I love how the “Shady Grove” video gives these two perspectives of this Black girl’s routine. Was that the main focus that you were highlighting, Black beauty and Black hair?

I wanted people to see the routine that I have to go through, things that people might not see if they don’t have friends of color. There’s so many people around the world that might not know a natural texture hair routine. For everybody hair is emotional. I wanted to show what I did, my routine, how that related to me, and how that played into my day. I wanted it to be a Black beauty experience.

What does that typically look like for you?

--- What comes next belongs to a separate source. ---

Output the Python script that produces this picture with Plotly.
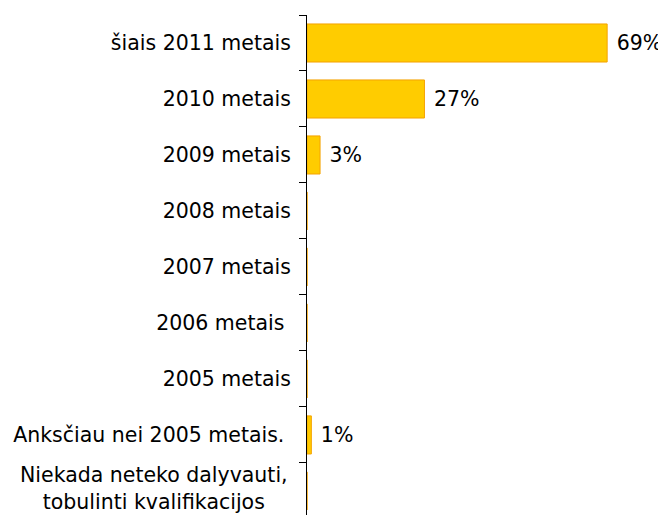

I do a twist out to travel because I don’t know where I’m going to be. I don’t know what the weather’s going to be like. If I do all my hair up and then get that really annoying thing where your ends decide to curl up into a little dreadlock or that nape of the neck little monster that turns up. You know if you’ve got natural hair you need a steam situation. It’s a whole thing.

So big natural hair is your signature?

I remember there was a time when I was terrified to wear natural texture hair. I felt as though I would either blend in somehow. It’s the whole negative consequence that you can get from wearing a natural hair texture in some spaces as well. I think it maybe spoke more to the spaces that I was in than anything. Then getting over the hump of natural hair texture fear I went straight to 4C.

I’m ever aware that representation is important. I’m on the darker side of the color palette of Black women. It feels even more important to represent my life in a way that shows my lens and maybe to march through spaces with a brand of White boy entitlement of going, “I want that. I’m having it.”

If you could create a beauty mantra for yourself or your fans what would it be?

Work on you. Work on who you are and live from the inside out. That’s definitely what I’ve done. My fashion and beauty have come from the inside. As much as my music, it’s an expression of how I feel.